Technical Bias: Bearish
- Canadian Dollar remained under pressure against most majors including the Japanese Yen.
- In Japan, the Nomura/JMMA Manufacturing PMI posted a disappointing reading and came in at 51.9.
- Nomura/JMMA Manufacturing PMI missed the forecast, but it was higher compared with the last reading.
- CADJPY cleared an important support trend line and remained under the bearish pressure.
The CADJPY pair faced a lot of selling pressure lately, which ignited a downside move. There was a major bullish trend line on the 4-hours chart, which was breached to open the doors for more gains in the near term. The pair is now way below the 100 and 200 simple moving averages (SMA), which means more losses are possible.
If the pair corrects higher from the current levels, then it might face resistance around the 23.6% Fib retracement level of the last drop from 95.39-93.72.
A break below the last low of 93.72 might be take the pair towards the next swing area of 93.50.

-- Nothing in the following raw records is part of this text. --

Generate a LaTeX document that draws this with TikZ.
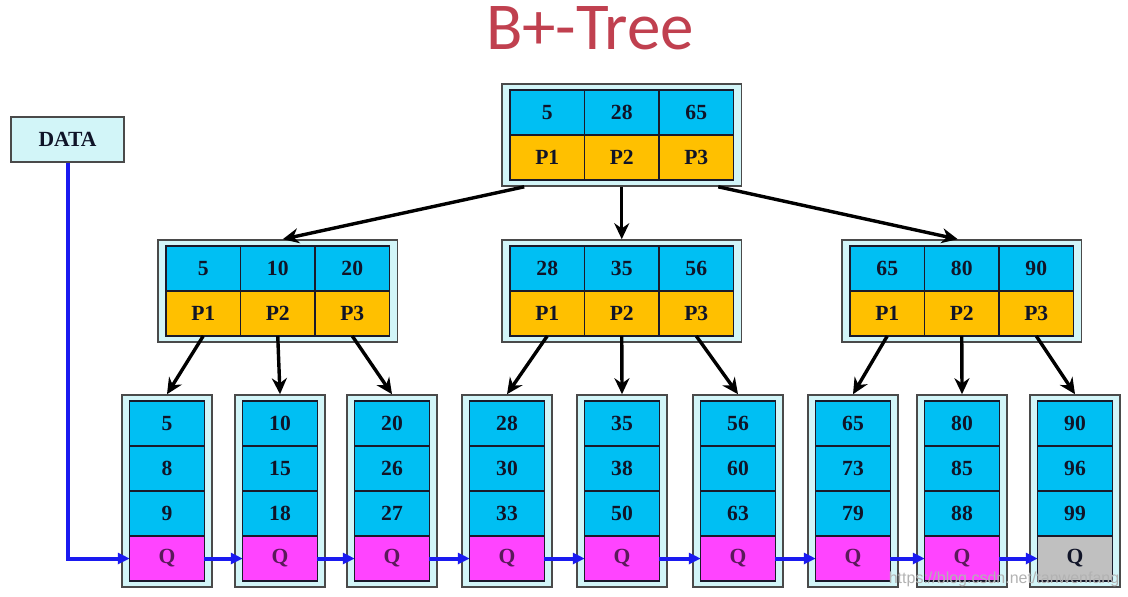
\documentclass[tikz,border=0pt]{standalone}
\usepackage{fontspec}
\setmainfont{Liberation Serif}
\newfontfamily\titlefont{Carlito}
\newfontfamily\markfont{Liberation Sans}
\usetikzlibrary{arrows.meta, positioning, fit, backgrounds}
\definecolor{keyblue}{HTML}{00BFF3}
\definecolor{ptrgold}{HTML}{FFC000}
\definecolor{qpink}{HTML}{FF44FF}
\definecolor{endgray}{HTML}{C0C0C0}
\definecolor{framecyan}{HTML}{D2F5F8}
\definecolor{framegray}{HTML}{4A4A4A}
\definecolor{cellline}{HTML}{1A1A2A}
\definecolor{textnavy}{HTML}{101428}
\definecolor{qtext}{HTML}{5A1A5A}
\definecolor{linkblue}{HTML}{1A1AF0}
\definecolor{titlered}{HTML}{C0404F}
\tikzset{
  keycell/.style={rectangle, draw=cellline, fill=keyblue, text=textnavy, line width=0.7pt, minimum width=37.25pt, minimum height=22.5pt, inner sep=0pt, outer sep=0pt, font=\fontsize{10.8pt}{12pt}\selectfont\bfseries},
  ptrcell/.style={keycell, fill=ptrgold},
  nodeframe/.style={rectangle, draw=framegray, fill=framecyan, line width=0.8pt, inner xsep=4pt, inner ysep=3pt},
  databox/.style={rectangle, draw=framegray, fill=framecyan, text=textnavy, line width=0.8pt, minimum width=56.5pt, minimum height=22.5pt, font=\fontsize{10.8pt}{12pt}\selectfont\bfseries},
  arrow/.style={-{Stealth[length=8pt, width=7.5pt]}, line width=1.7pt, color=black},
  link/.style={-{Triangle[length=6pt, width=5.5pt]}, line width=2pt, color=linkblue},
}

\begin{document}
\begin{tikzpicture}[x=0.5pt, y=-0.5pt]
  \useasboundingbox (0,0) rectangle (1128,596);
  \node[font=\titlefont\fontsize{33.5pt}{36pt}\selectfont, text=titlered] (title) at (590,28) {B+-Tree};
  % root node
  \node[keycell] (rk1) at (547.25,112.5) {5};
  \node[keycell, right=0pt of rk1] (rk2) {28};
  \node[keycell, right=0pt of rk2] (rk3) {65};
  \node[ptrcell, below=0pt of rk1] (rp1) {P1};
  \node[ptrcell, below=0pt of rk2] (rp2) {P2};
  \node[ptrcell, below=0pt of rk3] (rp3) {P3};
  % inner nodes
  \node[keycell] (ak1) at (203.25,268.5) {5};
  \node[keycell, right=0pt of ak1] (ak2) {10};
  \node[keycell, right=0pt of ak2] (ak3) {20};
  \node[ptrcell, below=0pt of ak1] (ap1) {P1};
  \node[ptrcell, below=0pt of ak2] (ap2) {P2};
  \node[ptrcell, below=0pt of ak3] (ap3) {P3};
  \node[keycell] (bk1) at (547.25,268.5) {28};
  \node[keycell, right=0pt of bk1] (bk2) {35};
  \node[keycell, right=0pt of bk2] (bk3) {56};
  \node[ptrcell, below=0pt of bk1] (bp1) {P1};
  \node[ptrcell, below=0pt of bk2] (bp2) {P2};
  \node[ptrcell, below=0pt of bk3] (bp3) {P3};
  \node[keycell] (ck1) at (887.25,268.5) {65};
  \node[keycell, right=0pt of ck1] (ck2) {80};
  \node[keycell, right=0pt of ck2] (ck3) {90};
  \node[ptrcell, below=0pt of ck1] (cp1) {P1};
  \node[ptrcell, below=0pt of ck2] (cp2) {P2};
  \node[ptrcell, below=0pt of ck3] (cp3) {P3};
  \begin{scope}[on background layer]
    \node[nodeframe, fit=(rk1)(rp3)] (rootf) {};
    \node[nodeframe, fit=(ak1)(ap3)] (af) {};
    \node[nodeframe, fit=(bk1)(bp3)] (bf) {};
    \node[nodeframe, fit=(ck1)(cp3)] (cf) {};
  \end{scope}
  % leaves
  \foreach \i/\x/\a/\b/\c/\qc/\qt in {1/167/5/8/9/qpink/qtext, 2/280/10/15/18/qpink/qtext, 3/392/20/26/27/qpink/qtext, 4/507/28/30/33/qpink/qtext, 5/622/35/38/50/qpink/qtext, 6/738/56/60/63/qpink/qtext, 7/853/65/73/79/qpink/qtext, 8/962/80/85/88/qpink/qtext, 9/1075/90/96/99/endgray/textnavy}{
    \node[keycell] (la\i) at (\x,423.5) {\a};
    \node[keycell, below=0pt of la\i] (lb\i) {\b};
    \node[keycell, below=0pt of lb\i] (lc\i) {\c};
    \node[keycell, fill=\qc, text=\qt, below=0pt of lc\i] (lq\i) {Q};
    \begin{scope}[on background layer]
      \node[nodeframe, fit=(la\i)(lq\i)] (lf\i) {};
    \end{scope}
  }
  \node[databox] (data) at (67.5,139.5) {DATA};
  \draw[arrow] ([xshift=11.5pt]rootf.south west) -- ([xshift=2.5pt]af.north);
  \draw[arrow] (rootf.south) -- (bf.north);
  \draw[arrow] ([xshift=-12pt]rootf.south east) -- ([xshift=-2pt]cf.north);
  \draw[arrow] (ap1.south) -- (lf1.north);
  \draw[arrow] (ap2.south) -- (lf2.north);
  \draw[arrow] (ap3.south) -- (lf3.north);
  \draw[arrow] (bp1.south) -- (lf4.north);
  \draw[arrow] (bp2.south) -- (lf5.north);
  \draw[arrow] (bp3.south) -- (lf6.north);
  \draw[arrow] (cp1.south) -- (lf7.north);
  \draw[arrow] (cp2.south) -- (lf8.north);
  \draw[arrow] (cp3.south) -- (lf9.north);
  \draw[link] (data.south) -- (data.south |- lq1.west) -- (lq1.west);
  \foreach \i/\j in {1/2, 2/3, 3/4, 4/5, 5/6, 6/7, 7/8, 8/9}
    \draw[link] (lq\i) -- (lq\j);
  \node[font=\markfont\fontsize{8pt}{9pt}\selectfont, text=gray!60] (mark) at (1004,579) {https://blog.csdn.net/tanwenfang};
\end{tikzpicture}
\end{document}
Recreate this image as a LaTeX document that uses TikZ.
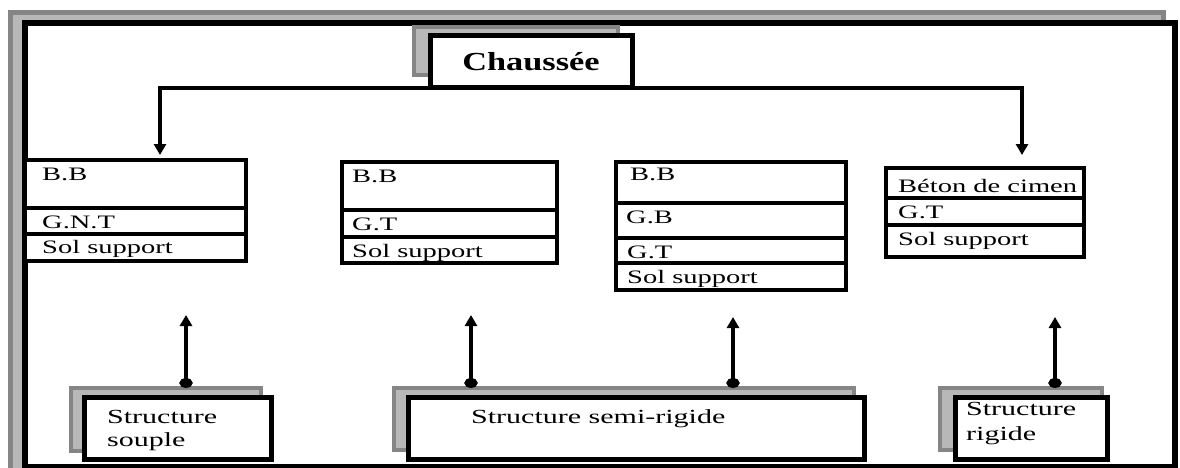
\documentclass[tikz,border=0pt]{standalone}
\usepackage{fontspec}
\setmainfont{Liberation Serif}
\newfontfamily\widefont{Liberation Serif}[FakeStretch=1.5]
\newfontfamily\chfont{Liberation Serif}[FakeStretch=1.32]
\usetikzlibrary{arrows.meta}
\definecolor{shdark}{HTML}{858585}
\definecolor{shlight}{HTML}{B8B8B8}
\begin{document}
\begin{tikzpicture}[x=1pt,y=-1pt,
  rowbox/.style n args={2}{draw=black, line width=4pt, fill=white, inner sep=0pt, outer sep=0pt,
     minimum width=#1, minimum height=#2, anchor=north west},
  shadowbox/.style n args={2}{draw=shdark, fill=shlight, line width=4pt, inner sep=0pt, outer sep=0pt,
     minimum width=#1, minimum height=#2, anchor=north west},
  mainbox/.style n args={2}{draw=black, fill=white, line width=5pt, inner sep=0pt, outer sep=0pt,
     minimum width=#1, minimum height=#2, anchor=north west},
  lbl/.style={anchor=base west, inner sep=0pt, font=\widefont\fontsize{19}{22}\selectfont},
  blbl/.style={anchor=base west, inner sep=0pt, font=\widefont\fontsize{20}{23}\selectfont},
  conn/.style={line width=4.5pt, line join=miter, -{Triangle[width=12pt,length=11pt]}},
  upconn/.style={line width=4pt, {Circle[width=13pt,length=10pt]}-{Triangle[width=12pt,length=11pt]}}
]
\useasboundingbox (0,0) rectangle (1180,468);
\clip (0,0) rectangle (1180,468);
% outer frame with shadow
\draw[draw=shdark, fill=shlight, line width=5pt] (10,12.5) rectangle (1163,500);
\draw[line width=5.5pt, fill=white] (25,23) rectangle (1175,467);

% title
\node[shadowbox={204pt}{48pt}] (chs) at (414,27) {};
\node[mainbox={202pt}{52.5pt}, font=\chfont\bfseries\fontsize{26}{30}\selectfont] (ch) at (430,35.5) {Chauss\'ee};

% box 1 : souple
\node[rowbox={221pt}{48pt}] (a1) at (25,160) {};
\node[rowbox={221pt}{26pt}] (a2) at (25,208) {};
\node[rowbox={221pt}{27pt}] (a3) at (25,234) {};
\node[lbl] (ta1) at (42,180) {B.B};
\node[lbl] (ta2) at (42,228) {G.N.T};
\node[lbl] (ta3) at (42,253) {Sol support};

% box 2
\node[rowbox={215pt}{48pt}] (b1) at (342,162) {};
\node[rowbox={215pt}{27pt}] (b2) at (342,210) {};
\node[rowbox={215pt}{26pt}] (b3) at (342,237) {};
\node[lbl] (tb1) at (352,182) {B.B};
\node[lbl] (tb2) at (352,230) {G.T};
\node[lbl] (tb3) at (352,257) {Sol support};

% box 3
\node[rowbox={230pt}{41pt}] (c1) at (616,162) {};
\node[rowbox={230pt}{35pt}] (c2) at (616,203) {};
\node[rowbox={230pt}{25pt}] (c3) at (616,238) {};
\node[rowbox={230pt}{27pt}] (c4) at (616,263) {};
\node[lbl] (tc1) at (630,180) {B.B};
\node[lbl] (tc2) at (626,223) {G.B};
\node[lbl] (tc3) at (627,258) {G.T};
\node[lbl] (tc4) at (627,283) {Sol support};

% box 4
\node[rowbox={198pt}{30pt}] (d1) at (886,168) {};
\node[rowbox={198pt}{27pt}] (d2) at (886,198) {};
\node[rowbox={198pt}{32pt}] (d3) at (886,225) {};
\node[lbl] (td1) at (898,192) {B\'eton de cimen};
\node[lbl] (td2) at (898,218) {G.T};
\node[lbl] (td3) at (898,245) {Sol support};

% connectors from title
\coordinate (tipL) at (160,155);
\coordinate (tipR) at (1022,155);
\draw[conn] (ch.south) -| (tipL);
\draw[conn] (ch.south) -| (tipR);

% bottom structure boxes
\node[shadowbox={190pt}{63pt}] (s1s) at (71,388) {};
\node[mainbox={187pt}{62pt}] (s1) at (84.5,397.5) {};
\node[blbl] (ts1a) at (107,423) {Structure};
\node[blbl] (ts1b) at (107,446) {souple};

\node[shadowbox={460pt}{62pt}] (s2s) at (394,388) {};
\node[mainbox={456pt}{62pt}] (s2) at (408.5,397.5) {};
\node[blbl] (ts2) at (471,423) {Structure semi-rigide};

\node[shadowbox={162pt}{62pt}] (s3s) at (940,388) {};
\node[mainbox={152pt}{62pt}] (s3) at (955.5,397.5) {};
\node[blbl] (ts3a) at (966,415) {Structure};
\node[blbl] (ts3b) at (966,440) {rigide};

% upward arrows
\coordinate (u1) at (186,315);
\coordinate (u2) at (471,315);
\coordinate (u3) at (733,317);
\coordinate (u4) at (1055,317);
\draw[upconn] (u1 |- s1s.north) -- (u1);
\draw[upconn] (u2 |- s2s.north) -- (u2);
\draw[upconn] (u3 |- s2s.north) -- (u3);
\draw[upconn] (u4 |- s3s.north) -- (u4);
\end{tikzpicture}
\end{document}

Japanese Nomura/JMMA Manufacturing PMI
Earlier during the Asian session, the Japanese Nomura/JMMA Manufacturing PMI, which gives an early snapshot of the health of manufacturing sector and considered as a significant indicator of business conditions and the overall economic condition in Japan was published. The forecast was lined up for a rise from 51.2 to 52.1 in August 2015. However, the outcome missed the mark, as it came in at 51.9, but we cannot deny the fact that it was still on the higher side.
Commenting on the report, an economist at Markit, Amy Brownbill, stated “Latest survey data indicated a further improvement in operating conditions in the Japanese manufacturing sector. New order growth accelerated to the second fastest this year so far, while production increased at a similar pace to July’s five-month record”.
We can attempt a sell trade if the CADJPY corrects higher in three waves towards the 94.00 resistance area.